MF66 The Country Journal or The Craftsman Collection

The Country Journal or The Craftsman Collection
MF 66

Descriptive Summary

Creator: The Country Journal or The Craftsman
Title: The Country Journal or The Craftsman Collection
Dates: 1732
Abstract: The collection contains a four-page excerpt of a political journal, including remarks on the most recent session of Parliament, Lady Eleanor Oglethorpe’s obituary, foreign affairs, elections in specific counties, and ads for recently published works and medicines.

Quantity: 0.5 linear feet
Processed By: Kayla Brantley

Administrative History

This collection contains four pages of an excerpt from a 1732 edition of The Country Journal or The Craftsman, which includes a column of commentary on the most recent session of Parliament. The obituary for Lady Eleanor (Ellen) Oglethorpe is also included, praising her character, involvement in matters of the court, and ability to settle down after the revolution led by her husband.


The Country Journal or The Craftsman was an anti-Walpole political journal established in 1726 by Henty St. John, Viscount of Bolingbroke, and William Pulteney in order to force political leader Walpole to step down from Parliament. Contributors to the journal wrote under the pseudonym “Caleb D’Anvers of Gray’s Inn, Esq.”. There were occasional contributions from “opposition wits” such as Arbuthnot, Swift, and Gay. In 1741, Thomas Cooke took on the role of the editor of The Country Journal, and while the paper continued under the same name, it no longer focused on the same agenda of unseating Walpole, who had been run out of office in 1742. Arthur Murphy took over around 1749 towards the end of the paper’s run, assuming the persona of “Joseph D’Anvers, Esq.”. The change of persona was officially announced in the October 28, 1752, edition of The Craftsman and informed the public of the death of Caleb D’Anvers who desired for his nephew “Joseph” to continue the journal. Murphy transformed the paper from a partisan political work into a forum for discussion of manners and literature. What had started out as an esteemed political paper and had dwindled over time into a common country journal was brought back to fame by Murphy who transformed it into an amusing and instructive publication that included criticism of theatrical affairs and satirical observations about contemporary topics. Murphy also changed the name of the journal to The Gray’s-Inn Journal and change the periodical’s editorial persona to “Charles Ranger, Esq.”, continuing the connection to the original “Caleb D’Anvers of Gray’s Inn.”
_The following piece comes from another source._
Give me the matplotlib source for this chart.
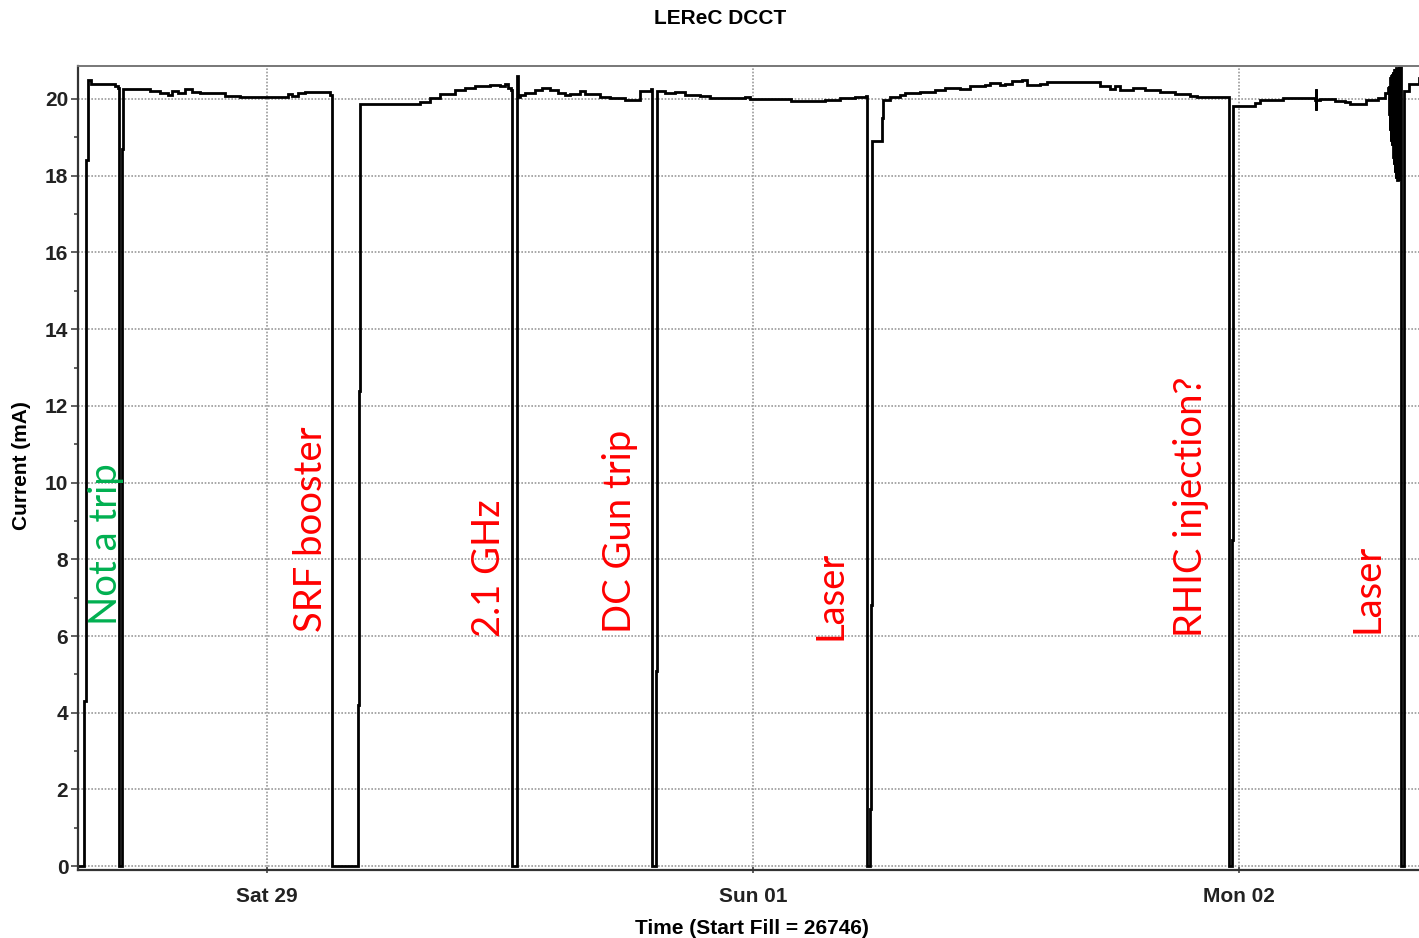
import matplotlib
matplotlib.use("Agg")
import matplotlib.pyplot as plt
from matplotlib.ticker import MultipleLocator

# hours relative to Sat 29 00:00, DCCT current in mA
dcct = [
    (-9.3, 0.0), (-9.05, 0.0), (-9.05, 4.3), (-8.95, 4.3), (-8.95, 18.4), (-8.85, 18.4),
    (-8.85, 20.5), (-8.7, 20.4), (-7.5, 20.35), (-7.35, 20.28),
    (-7.33, 0.0), (-7.17, 0.0), (-7.17, 1.85), (-7.15, 1.85), (-7.15, 18.7), (-7.1, 18.7),
    (-7.1, 20.25), (-7.01, 20.26), (-6.27, 20.26), (-5.78, 20.21), (-5.28, 20.16),
    (-4.89, 20.10), (-4.69, 20.21), (-4.40, 20.16), (-4.05, 20.26), (-3.70, 20.18),
    (-3.31, 20.16), (-2.22, 20.16), (-2.07, 20.08), (-1.33, 20.05), (0.79, 20.05),
    (1.04, 20.13), (1.23, 20.08), (1.53, 20.16), (1.88, 20.18), (2.86, 20.18), (3.11, 20.10),
    (3.21, 20.1), (3.23, 0.0), (4.49, 0.0), (4.49, 4.2), (4.55, 4.2), (4.55, 12.4),
    (4.62, 12.4), (4.62, 19.87), (7.06, 19.87), (7.56, 19.92), (8.05, 20.03), (8.54, 20.13),
    (9.28, 20.23), (9.78, 20.29), (10.27, 20.34), (11.01, 20.37), (11.51, 20.34),
    (11.75, 20.39), (11.9, 20.29), (12.05, 20.23),
    (12.1, 20.2), (12.12, 0.0), (12.33, 0.0), (12.33, 4.6), (12.36, 4.6), (12.36, 20.6),
    (12.4, 20.6), (12.42, 20.05), (12.49, 20.10), (12.74, 20.16), (13.23, 20.23),
    (13.58, 20.29), (13.98, 20.23), (14.37, 20.16), (14.72, 20.10), (14.96, 20.13),
    (15.46, 20.21), (15.7, 20.13), (16.44, 20.05), (16.94, 20.03), (17.68, 19.97),
    (18.32, 19.97), (18.42, 20.21), (18.81, 20.21), (18.96, 20.26),
    (19.0, 20.26), (19.02, 0.0), (19.2, 0.0), (19.2, 5.1), (19.24, 5.1), (19.24, 20.22),
    (19.65, 20.16), (20.15, 20.18), (20.64, 20.10), (21.38, 20.08), (21.88, 20.03),
    (23.36, 20.03), (23.6, 20.05), (23.85, 20.0), (25.83, 20.0), (25.9, 19.95),
    (27.56, 19.97), (28.3, 20.03), (29.04, 20.05), (29.58, 20.08),
    (29.6, 20.08), (29.63, 0.0), (29.8, 0.0), (29.8, 1.5), (29.83, 1.5), (29.83, 6.8),
    (29.86, 6.8), (29.86, 15.3), (29.9, 15.3), (29.9, 18.9), (30.37, 18.9), (30.37, 19.5),
    (30.42, 19.5), (30.42, 19.97), (30.75, 20.05), (31.26, 20.10), (31.5, 20.16),
    (32.25, 20.18), (32.99, 20.23), (33.48, 20.29), (34.22, 20.26), (34.72, 20.34),
    (35.46, 20.37), (35.7, 20.42), (36.2, 20.37), (36.44, 20.39), (36.79, 20.47),
    (37.28, 20.5), (37.53, 20.37), (38.17, 20.39), (38.52, 20.44), (40.64, 20.44),
    (41.14, 20.34), (41.63, 20.26), (41.88, 20.34), (42.12, 20.23), (42.77, 20.29),
    (43.36, 20.23), (44.1, 20.18), (44.84, 20.13), (45.58, 20.08), (45.93, 20.05),
    (47.46, 20.05), (47.5, 0.0), (47.68, 0.0), (47.68, 8.5), (47.72, 8.5), (47.72, 19.83),
    (48.05, 19.83), (48.79, 19.9), (49.04, 19.97), (50.17, 20.03), (51.01, 20.03),
    (51.75, 19.98), (51.8, 20.25), (51.81, 19.7), (51.82, 19.98), (52.0, 20.0),
    (52.74, 19.95), (53.23, 19.92), (53.48, 19.87), (54.07, 19.87), (54.27, 19.97),
    (54.86, 20.03), (55.21, 20.16), (55.36, 20.29),
    (55.40, 20.35), (55.42, 19.6), (55.44, 20.45), (55.46, 19.2), (55.48, 20.55),
    (55.50, 18.9), (55.52, 20.6), (55.54, 18.8), (55.56, 20.65), (55.58, 18.9),
    (55.60, 20.7), (55.62, 18.5), (55.64, 20.7), (55.66, 18.3), (55.68, 20.75),
    (55.70, 18.1), (55.72, 20.75), (55.74, 17.95), (55.76, 20.8), (55.78, 17.9),
    (55.80, 20.8), (55.82, 17.9), (55.84, 20.8), (55.86, 18.0), (55.88, 20.8),
    (55.90, 18.2), (55.92, 20.8), (55.94, 17.9), (55.97, 20.9),
    (55.99, 0.0), (56.13, 0.0), (56.13, 19.6), (56.17, 19.6), (56.17, 20.2),
    (56.4, 20.39), (56.89, 20.55),
]
t_hours = [p[0] for p in dcct]
current_ma = [p[1] for p in dcct]

day_ticks = [0, 24, 48]
day_labels = ["Sat 29", "Sun 01", "Mon 02"]

trip_labels = ["Not a trip", "SRF booster", "2.1 GHz", "DC Gun trip", "Laser",
               "RHIC injection?", "Laser"]
trip_times = [-7.95, 2.17, 10.96, 17.43, 27.85, 45.63, 54.37]
trip_base = [6.28, 6.10, 5.97, 6.08, 5.89, 5.97, 6.08]
trip_colors = ["#00b050", "red", "red", "red", "red", "red", "red"]

W, H = 1419, 938
fig = plt.figure(figsize=(W / 100, H / 100), dpi=100)
ax = fig.add_axes([78 / W, (H - 870) / H, 1 - 78 / W, (870 - 66) / H])

ax.plot(t_hours, current_ma, color="black", lw=2.0, drawstyle="steps-post",
        solid_joinstyle="miter")

ax.set_xlim(-9.33, 56.89)
ax.set_ylim(-0.1, 20.86)

ax.set_xticks(day_ticks)
ax.set_xticklabels(day_labels)
ax.yaxis.set_major_locator(MultipleLocator(2))
ax.yaxis.set_minor_locator(MultipleLocator(1))

ax.grid(True, which="major", color="#9a9a9a", lw=1.2, ls=(0, (1, 1)))
ax.set_axisbelow(True)

lab_font = dict(family="Liberation Sans", weight="bold", size=15)
for lbl in ax.get_xticklabels() + ax.get_yticklabels():
    lbl.set_fontfamily("Liberation Sans")
    lbl.set_fontweight("bold")
    lbl.set_fontsize(15)
    lbl.set_color("#222222")

ax.tick_params(axis="y", which="major", length=5, width=1.2, pad=2, colors="#444444",
               labelcolor="#222222")
ax.tick_params(axis="y", which="minor", length=3, width=1.2, colors="#444444")
ax.tick_params(axis="x", which="major", length=5, width=1.2, pad=10, direction="inout",
               colors="#444444", labelcolor="#222222")

for side in ["left", "bottom"]:
    ax.spines[side].set_color("#333333")
    ax.spines[side].set_linewidth(1.6)
ax.spines["top"].set_color("#777777")
ax.spines["top"].set_linewidth(1.4)
ax.spines["right"].set_visible(False)

for lbl, t, b, c in zip(trip_labels, trip_times, trip_base, trip_colors):
    ax.text(t, b, lbl, rotation=90, ha="center", va="bottom", color=c,
            family="Lato", fontsize=27.5)

fig.text(720 / W, 1 - 18 / H, "LEReC DCCT", ha="center", va="center", **lab_font)
fig.text(22 / W, 1 - 466 / H, "Current (mA)", ha="center", va="center", rotation=90,
         **lab_font)
fig.text(752 / W, 1 - 928 / H, "Time (Start Fill = 26746)", ha="center", va="center",
         **lab_font)

fig.savefig("out.png", dpi=100, facecolor="white")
The obituary of Lady Eleanor Oglethorpe, mother of General and Founder of the Colony of Georgia James Edward Oglethorpe, is included in this issue of The Craftsman. Lady Eleanor was born in 1662 to Richard Wall (Du-Vall) of Rathkenny. She served at the court of Queen Anne where she enjoyed great influence, especially regarding potential suitors. Lady Eleanor moved into Anne’s palace and met Theophilus Oglethorpe, a young military leader who also lived in the palace. A romance developed, and the two were married in 1680. Both were loyal to King James II, and on the night that James left England he entrusted Lady Eleanor with his royal seal and asked her to deliver it to the Archbishop of Canterbury. When the Archbishop refused to accept the seal Lady Eleanor travelled to France to return the seal to James. Lady Eleanor’s husband Theophilus led a number of Jacobian causes, but after time he made peace with the monarch and became a highly-esteemed and upstanding citizen. Lady Eleanor remained a Jacobite and even raised her daughters, who lived in France in the pseudo-court of James, to be activists. Lady Eleanor remained a close confidante (maybe even a spy) for James, and she even travelled to Ireland, a hot-bed for Jacobian cause, where she was arrested for possessing traitorous papers detailing plans for usurping Charles II. Lady Eleanor only changed her allegiance when she saw a decline in those loyal to the Jacobian cause and realized that by changing her political alliance she could regain lost power and wealth for her family. She had ten sons and daughters, and outlived her husband by thirty years. She died in 1732, and her youngest son James Edward became the sole proprietor for the family estate. Lady Eleanor died one day before the charter for the Georgia Colony, settled by her son James Edward, was finalized.



Subject Headings

Oglethorpe, Eleanor, 1662-1732

D’Anvers, Caleb

The Country Journal or The Craftsman

Administrative Information

Preferred Citation:
Please cite The Country Journal or The Craftsman Collection, MF 66, Archives, Philip Weltner Library, Oglethorpe University, Atlanta, Georgia. Permission to publish from this collection must be approved in writing by the Director of the Library, Oglethorpe University.